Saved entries
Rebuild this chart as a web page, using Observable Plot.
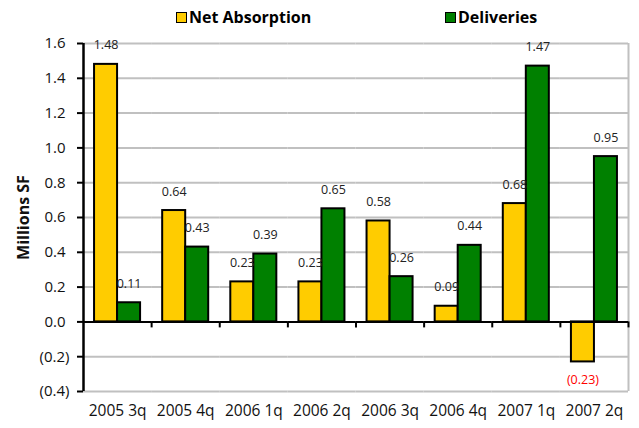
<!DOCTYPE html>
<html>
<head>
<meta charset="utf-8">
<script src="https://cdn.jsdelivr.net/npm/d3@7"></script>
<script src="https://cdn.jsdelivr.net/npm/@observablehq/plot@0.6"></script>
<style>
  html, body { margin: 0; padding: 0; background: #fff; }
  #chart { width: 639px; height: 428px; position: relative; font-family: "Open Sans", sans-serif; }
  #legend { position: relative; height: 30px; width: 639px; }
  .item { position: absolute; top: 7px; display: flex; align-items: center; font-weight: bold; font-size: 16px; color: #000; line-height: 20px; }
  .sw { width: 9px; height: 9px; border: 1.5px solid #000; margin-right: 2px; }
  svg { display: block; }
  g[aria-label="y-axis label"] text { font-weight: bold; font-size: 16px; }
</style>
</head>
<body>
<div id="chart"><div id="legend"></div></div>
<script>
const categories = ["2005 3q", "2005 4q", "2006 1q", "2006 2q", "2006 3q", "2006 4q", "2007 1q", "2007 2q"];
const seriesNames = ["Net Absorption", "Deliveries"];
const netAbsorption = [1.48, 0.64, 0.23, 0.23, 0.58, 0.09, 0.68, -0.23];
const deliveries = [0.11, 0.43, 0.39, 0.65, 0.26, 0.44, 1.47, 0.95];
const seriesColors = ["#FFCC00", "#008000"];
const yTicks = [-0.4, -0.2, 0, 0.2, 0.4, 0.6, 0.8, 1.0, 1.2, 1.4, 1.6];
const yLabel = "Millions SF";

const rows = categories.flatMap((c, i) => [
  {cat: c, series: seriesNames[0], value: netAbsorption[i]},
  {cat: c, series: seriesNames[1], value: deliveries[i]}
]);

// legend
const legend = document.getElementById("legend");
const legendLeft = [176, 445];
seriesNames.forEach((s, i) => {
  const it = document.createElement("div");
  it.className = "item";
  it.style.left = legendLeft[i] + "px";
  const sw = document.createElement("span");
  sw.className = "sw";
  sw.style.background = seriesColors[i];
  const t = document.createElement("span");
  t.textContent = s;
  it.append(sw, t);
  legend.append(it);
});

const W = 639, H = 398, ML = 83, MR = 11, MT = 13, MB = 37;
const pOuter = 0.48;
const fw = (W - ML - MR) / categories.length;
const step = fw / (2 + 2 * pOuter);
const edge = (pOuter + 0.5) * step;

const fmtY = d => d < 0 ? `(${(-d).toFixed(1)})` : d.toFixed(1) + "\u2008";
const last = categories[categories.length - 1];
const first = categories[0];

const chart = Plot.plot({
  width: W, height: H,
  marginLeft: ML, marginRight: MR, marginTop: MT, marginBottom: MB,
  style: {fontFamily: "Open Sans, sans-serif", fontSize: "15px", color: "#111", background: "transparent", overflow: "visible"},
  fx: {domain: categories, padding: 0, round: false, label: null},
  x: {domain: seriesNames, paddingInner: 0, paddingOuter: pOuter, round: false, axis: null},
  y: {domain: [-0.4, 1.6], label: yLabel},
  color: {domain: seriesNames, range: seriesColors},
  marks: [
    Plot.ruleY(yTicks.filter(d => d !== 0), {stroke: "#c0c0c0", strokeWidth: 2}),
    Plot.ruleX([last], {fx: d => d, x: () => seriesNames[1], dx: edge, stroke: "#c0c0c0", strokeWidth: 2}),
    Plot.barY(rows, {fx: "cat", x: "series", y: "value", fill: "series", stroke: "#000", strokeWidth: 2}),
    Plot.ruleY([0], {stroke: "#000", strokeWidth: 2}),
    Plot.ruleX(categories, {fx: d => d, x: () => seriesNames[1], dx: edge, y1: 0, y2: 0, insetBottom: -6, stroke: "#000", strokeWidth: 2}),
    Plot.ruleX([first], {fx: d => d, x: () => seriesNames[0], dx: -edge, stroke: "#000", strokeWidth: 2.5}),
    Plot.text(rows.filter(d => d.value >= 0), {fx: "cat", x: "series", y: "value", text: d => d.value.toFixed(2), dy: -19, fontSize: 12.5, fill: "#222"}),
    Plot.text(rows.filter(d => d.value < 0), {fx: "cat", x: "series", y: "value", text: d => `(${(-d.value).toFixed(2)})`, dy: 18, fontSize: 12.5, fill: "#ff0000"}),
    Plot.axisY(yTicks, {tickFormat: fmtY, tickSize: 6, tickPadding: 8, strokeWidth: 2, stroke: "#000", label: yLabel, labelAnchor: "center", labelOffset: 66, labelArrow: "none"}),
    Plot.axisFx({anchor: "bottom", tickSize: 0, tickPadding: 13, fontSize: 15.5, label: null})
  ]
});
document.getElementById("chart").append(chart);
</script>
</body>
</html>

---

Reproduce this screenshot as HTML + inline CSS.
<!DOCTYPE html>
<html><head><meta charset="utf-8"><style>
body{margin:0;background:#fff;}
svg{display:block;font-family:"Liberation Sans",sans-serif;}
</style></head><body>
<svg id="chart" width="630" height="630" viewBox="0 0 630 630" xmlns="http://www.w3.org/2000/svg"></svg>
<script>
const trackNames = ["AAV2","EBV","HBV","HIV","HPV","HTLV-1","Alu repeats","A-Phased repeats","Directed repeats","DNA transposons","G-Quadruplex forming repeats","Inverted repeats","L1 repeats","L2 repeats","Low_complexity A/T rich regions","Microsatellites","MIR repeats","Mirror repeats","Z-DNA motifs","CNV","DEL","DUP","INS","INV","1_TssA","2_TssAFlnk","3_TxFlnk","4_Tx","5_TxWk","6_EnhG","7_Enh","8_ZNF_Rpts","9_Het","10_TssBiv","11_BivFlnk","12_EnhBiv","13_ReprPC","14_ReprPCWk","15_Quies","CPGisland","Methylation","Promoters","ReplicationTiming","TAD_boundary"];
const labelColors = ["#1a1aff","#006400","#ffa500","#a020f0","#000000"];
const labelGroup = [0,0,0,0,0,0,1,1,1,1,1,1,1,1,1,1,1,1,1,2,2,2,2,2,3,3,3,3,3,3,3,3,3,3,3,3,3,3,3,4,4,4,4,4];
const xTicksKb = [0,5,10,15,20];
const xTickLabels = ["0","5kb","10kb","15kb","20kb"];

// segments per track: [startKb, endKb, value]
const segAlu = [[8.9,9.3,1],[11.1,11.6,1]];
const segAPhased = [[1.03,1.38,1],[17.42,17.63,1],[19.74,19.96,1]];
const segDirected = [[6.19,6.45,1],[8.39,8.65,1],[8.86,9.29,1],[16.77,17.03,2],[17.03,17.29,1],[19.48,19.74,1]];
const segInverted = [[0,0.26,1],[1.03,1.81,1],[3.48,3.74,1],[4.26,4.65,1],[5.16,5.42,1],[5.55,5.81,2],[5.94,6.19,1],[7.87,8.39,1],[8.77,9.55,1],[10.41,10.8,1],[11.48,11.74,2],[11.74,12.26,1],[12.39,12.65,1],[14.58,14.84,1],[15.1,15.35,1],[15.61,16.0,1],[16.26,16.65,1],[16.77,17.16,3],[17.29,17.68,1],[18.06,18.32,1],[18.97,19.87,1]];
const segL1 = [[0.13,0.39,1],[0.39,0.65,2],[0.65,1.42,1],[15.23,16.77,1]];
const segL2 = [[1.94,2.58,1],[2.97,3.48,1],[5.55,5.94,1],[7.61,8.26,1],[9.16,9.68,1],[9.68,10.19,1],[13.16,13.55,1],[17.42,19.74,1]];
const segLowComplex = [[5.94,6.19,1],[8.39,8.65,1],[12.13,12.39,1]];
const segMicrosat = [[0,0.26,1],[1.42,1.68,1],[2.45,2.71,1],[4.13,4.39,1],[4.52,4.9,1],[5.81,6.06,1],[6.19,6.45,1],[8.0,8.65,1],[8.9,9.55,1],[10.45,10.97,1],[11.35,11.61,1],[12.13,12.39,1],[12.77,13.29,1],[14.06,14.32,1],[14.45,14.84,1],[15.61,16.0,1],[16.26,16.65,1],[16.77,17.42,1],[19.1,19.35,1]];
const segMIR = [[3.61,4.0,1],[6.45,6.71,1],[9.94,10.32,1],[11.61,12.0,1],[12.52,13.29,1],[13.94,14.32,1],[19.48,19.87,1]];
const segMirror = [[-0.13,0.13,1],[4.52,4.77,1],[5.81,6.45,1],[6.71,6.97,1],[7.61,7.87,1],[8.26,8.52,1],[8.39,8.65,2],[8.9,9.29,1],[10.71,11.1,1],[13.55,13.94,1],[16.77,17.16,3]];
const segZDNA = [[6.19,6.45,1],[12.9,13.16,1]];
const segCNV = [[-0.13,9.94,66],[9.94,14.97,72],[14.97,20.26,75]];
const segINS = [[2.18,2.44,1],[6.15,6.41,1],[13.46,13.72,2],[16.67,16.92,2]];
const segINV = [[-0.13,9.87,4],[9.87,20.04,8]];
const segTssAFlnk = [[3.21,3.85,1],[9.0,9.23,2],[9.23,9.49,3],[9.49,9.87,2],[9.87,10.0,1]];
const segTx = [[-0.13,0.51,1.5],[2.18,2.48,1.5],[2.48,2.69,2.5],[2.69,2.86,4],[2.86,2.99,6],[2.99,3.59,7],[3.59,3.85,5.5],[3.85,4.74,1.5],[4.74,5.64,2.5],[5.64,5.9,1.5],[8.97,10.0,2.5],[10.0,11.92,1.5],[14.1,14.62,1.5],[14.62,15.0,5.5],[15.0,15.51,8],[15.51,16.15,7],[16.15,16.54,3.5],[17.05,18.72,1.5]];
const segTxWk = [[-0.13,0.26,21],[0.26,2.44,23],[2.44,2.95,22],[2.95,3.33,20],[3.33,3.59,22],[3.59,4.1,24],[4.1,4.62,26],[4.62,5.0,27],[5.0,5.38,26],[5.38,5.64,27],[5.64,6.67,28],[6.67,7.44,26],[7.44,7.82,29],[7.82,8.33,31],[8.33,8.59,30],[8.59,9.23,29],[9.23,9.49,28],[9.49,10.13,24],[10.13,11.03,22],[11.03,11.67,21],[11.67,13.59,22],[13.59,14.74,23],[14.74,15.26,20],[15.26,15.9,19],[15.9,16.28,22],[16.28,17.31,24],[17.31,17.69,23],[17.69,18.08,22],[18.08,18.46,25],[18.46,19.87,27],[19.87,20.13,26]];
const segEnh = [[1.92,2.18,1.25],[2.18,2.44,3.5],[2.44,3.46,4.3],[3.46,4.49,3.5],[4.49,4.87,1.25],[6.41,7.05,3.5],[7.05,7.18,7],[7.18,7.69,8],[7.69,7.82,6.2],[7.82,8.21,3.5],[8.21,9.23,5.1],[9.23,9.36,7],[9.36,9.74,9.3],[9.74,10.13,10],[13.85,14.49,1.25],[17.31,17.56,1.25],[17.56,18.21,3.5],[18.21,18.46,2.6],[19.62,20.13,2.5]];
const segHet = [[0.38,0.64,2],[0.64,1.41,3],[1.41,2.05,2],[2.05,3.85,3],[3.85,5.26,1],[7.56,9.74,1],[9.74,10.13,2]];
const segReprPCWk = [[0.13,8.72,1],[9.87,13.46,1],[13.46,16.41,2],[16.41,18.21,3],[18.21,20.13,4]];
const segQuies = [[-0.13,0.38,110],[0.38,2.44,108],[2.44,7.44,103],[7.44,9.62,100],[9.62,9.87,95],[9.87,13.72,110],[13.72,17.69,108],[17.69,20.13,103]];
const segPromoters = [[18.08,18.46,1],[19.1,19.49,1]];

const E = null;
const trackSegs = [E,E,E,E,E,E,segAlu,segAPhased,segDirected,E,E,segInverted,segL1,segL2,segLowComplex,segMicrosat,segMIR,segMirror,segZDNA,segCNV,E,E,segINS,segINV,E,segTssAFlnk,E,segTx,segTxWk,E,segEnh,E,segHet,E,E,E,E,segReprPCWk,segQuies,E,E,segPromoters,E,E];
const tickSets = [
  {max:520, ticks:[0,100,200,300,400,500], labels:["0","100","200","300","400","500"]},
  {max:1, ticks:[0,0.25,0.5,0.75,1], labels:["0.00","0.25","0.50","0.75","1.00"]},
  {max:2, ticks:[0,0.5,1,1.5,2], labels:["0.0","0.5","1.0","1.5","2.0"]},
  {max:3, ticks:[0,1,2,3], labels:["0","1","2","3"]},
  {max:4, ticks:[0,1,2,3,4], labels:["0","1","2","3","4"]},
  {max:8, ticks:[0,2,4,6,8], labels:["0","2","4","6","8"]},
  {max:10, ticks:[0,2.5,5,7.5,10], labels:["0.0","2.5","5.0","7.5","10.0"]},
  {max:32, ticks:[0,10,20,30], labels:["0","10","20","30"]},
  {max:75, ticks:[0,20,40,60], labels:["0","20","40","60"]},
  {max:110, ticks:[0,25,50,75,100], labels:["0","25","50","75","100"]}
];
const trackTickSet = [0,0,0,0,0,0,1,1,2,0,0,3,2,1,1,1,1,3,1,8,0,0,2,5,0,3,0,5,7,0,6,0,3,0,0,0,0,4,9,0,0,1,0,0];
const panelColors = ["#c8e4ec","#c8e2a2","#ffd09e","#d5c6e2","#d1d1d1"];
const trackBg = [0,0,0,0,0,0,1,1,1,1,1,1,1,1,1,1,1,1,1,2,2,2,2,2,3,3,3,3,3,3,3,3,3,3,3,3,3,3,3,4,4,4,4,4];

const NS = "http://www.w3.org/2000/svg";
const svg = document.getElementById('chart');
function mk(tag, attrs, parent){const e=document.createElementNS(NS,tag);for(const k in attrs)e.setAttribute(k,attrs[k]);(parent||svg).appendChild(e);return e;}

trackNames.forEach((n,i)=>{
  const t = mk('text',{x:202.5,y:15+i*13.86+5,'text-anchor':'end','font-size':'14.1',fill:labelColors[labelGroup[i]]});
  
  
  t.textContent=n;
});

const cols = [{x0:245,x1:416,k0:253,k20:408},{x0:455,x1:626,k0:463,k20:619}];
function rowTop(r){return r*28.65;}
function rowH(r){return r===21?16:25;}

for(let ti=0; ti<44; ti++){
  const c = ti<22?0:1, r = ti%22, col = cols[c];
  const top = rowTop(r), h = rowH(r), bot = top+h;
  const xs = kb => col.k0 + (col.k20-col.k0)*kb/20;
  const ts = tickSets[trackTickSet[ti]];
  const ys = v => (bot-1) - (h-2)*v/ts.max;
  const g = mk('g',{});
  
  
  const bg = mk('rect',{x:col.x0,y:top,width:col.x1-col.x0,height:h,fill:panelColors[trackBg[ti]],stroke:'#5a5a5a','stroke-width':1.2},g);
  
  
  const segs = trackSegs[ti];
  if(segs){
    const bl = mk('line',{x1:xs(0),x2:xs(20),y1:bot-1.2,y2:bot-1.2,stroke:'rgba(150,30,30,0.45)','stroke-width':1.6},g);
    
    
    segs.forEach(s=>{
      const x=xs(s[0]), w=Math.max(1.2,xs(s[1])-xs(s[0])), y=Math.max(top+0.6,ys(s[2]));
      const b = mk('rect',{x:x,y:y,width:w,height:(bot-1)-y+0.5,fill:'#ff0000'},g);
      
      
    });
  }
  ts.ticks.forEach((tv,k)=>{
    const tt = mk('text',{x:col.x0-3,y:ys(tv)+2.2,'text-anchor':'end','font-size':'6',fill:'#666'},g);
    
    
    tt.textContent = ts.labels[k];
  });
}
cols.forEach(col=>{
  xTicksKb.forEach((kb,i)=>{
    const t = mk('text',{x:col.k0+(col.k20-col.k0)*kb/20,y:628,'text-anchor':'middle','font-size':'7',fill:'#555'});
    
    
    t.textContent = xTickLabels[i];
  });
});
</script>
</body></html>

* * *

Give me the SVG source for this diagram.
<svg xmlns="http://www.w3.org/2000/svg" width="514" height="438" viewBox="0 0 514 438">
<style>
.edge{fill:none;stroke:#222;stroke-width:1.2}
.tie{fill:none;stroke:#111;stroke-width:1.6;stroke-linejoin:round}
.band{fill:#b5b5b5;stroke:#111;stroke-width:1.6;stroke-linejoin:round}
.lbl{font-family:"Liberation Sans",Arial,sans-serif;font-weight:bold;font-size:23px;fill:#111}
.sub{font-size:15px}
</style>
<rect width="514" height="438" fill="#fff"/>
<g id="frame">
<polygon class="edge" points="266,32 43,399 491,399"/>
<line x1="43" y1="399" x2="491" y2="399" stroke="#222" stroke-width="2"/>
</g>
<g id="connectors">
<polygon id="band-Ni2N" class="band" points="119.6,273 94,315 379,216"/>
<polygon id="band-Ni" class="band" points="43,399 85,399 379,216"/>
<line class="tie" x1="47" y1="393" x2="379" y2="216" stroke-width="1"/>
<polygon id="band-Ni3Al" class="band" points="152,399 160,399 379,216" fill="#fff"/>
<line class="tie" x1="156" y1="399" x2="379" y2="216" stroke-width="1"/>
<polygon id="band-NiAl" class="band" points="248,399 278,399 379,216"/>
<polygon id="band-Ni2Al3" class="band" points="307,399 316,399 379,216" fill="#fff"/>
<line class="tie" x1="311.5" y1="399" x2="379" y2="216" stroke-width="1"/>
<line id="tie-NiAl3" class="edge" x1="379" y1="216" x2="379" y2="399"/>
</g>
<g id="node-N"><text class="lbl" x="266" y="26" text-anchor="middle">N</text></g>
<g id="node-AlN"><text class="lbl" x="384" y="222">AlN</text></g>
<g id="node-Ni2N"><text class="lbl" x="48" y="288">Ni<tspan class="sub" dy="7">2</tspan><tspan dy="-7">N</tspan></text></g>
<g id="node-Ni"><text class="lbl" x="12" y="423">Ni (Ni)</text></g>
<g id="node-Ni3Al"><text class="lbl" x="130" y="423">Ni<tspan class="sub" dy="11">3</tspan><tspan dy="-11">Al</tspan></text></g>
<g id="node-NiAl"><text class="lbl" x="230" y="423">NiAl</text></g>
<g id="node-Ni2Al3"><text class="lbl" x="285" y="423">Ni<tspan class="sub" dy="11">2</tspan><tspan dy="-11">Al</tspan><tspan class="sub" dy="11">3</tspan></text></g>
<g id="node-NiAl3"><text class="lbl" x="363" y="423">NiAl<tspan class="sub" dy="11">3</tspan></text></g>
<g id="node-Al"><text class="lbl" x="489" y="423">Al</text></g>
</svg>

PROBLEM TO WORK ON:
Answer with one number: how many lines of the entries above include the word "chart".

ANSWER BELOW:
7